Experiments. For the record, the American team's effort failed. In the war game, Baghdad fell into chaos and a guerrilla movement developed, forcing the team to execute a more conventional invasion. Up next for the class: an Iraqi civil war. James Schneider, a professor of military theory, notes that such classroom exercises are intellectual experiments designed to help teach the students to think the way commanders do. But what is interesting is how much emphasis the SAMS students' plan puts on stability. And the importance of preserving stability is one of the biggest lessons the Army has learned from Iraq, one the military is weaving into its official doctrine.

The office of the Army's chief doctrine writer, Clint Ancker, is filled with 350 military coins, the calling cards of commanding officers that are handed out in friendship or awarded for good work. The coins are a symbolic representation of the war stories Ancker has listened to, stored, taken apart, and assimilated. Ancker, a retired colonel, studies such war lessons and puts the best into the field manuals that tell soldiers how to win wars both big and small.

Fifteen years ago, Pentagon doctrine suggested there was a strict division between combat operations and peacekeeping, or stability, missions. The Army's experience in Kosovo, Bosnia, and, especially, Somalia, Ancker says, proved that during humanitarian operations designed to stabilize a country, there was still a need for military muscle.

But Ancker argues that the Iraq invasion showed that the Army did not grasp the flip side of the Bosnia lesson, that during combat operations there was a need for peacekeeping-style activities. "We did not have that down nearly as well as we thought we had," he says. The next operations field manual will tell commanders that even when engaged in combat operations they need to immediately focus on making the civilian population physically safe, establishing some sort of governance to allow society to function, and restoring essential services.

Stability. Embedded in the new doctrine is an implicit critique of how the Iraq invasion was conducted. The Army now argues that racing from city to city, with relatively little concern for security, is a mistake. "In particular, if you are conducting a major combat operation and you are thinking about the aftermath of how you are going to relate to the population after the fight, you are going to conduct the fight differently," Ancker says. "And part of that, frankly, is to decrease the opportunity for disgruntled elements to gain support from a population that is looking for things such as security, governance, and essential services."

Studying how to gain the support of civilians is a growing part of the curriculum at Fort Leavenworth's Command and General Staff College. Throughout the armed forces, military schools are gearing up their study of counterinsurgency. At the front of a classroom at Fort Leavenworth, Maj. Andy Johnson starts up a clip from the documentary film Gunner Palace. The clip shows an American unit raiding the home of suspected bomb makers. In the courtyard, as the Iraqi men try to explain something, the soldiers shout at them, "Keep your mouth shut!" and "Hey, shut up!" Crouching low, one of the Iraqi men says in English, "I know that 'shut up.'"

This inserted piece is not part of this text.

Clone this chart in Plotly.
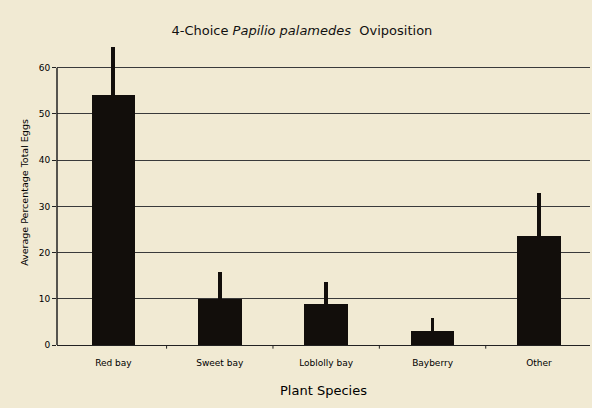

When the video ends, Johnson asks the class what they thought of the Americans' actions. "They weren't mistreating them," says one student, an Army major; "they didn't know what they were going to do." After more discussion, Maj. Christopher Schmitt, a teacher who helped design the course, pipes up from the back of the class. "These guys were just fence-sitters; these guys are noncommittal," he says of the Iraqis in the video. "But after being handcuffed in front of their wives, do we think these guys are fence-sitters anymore?"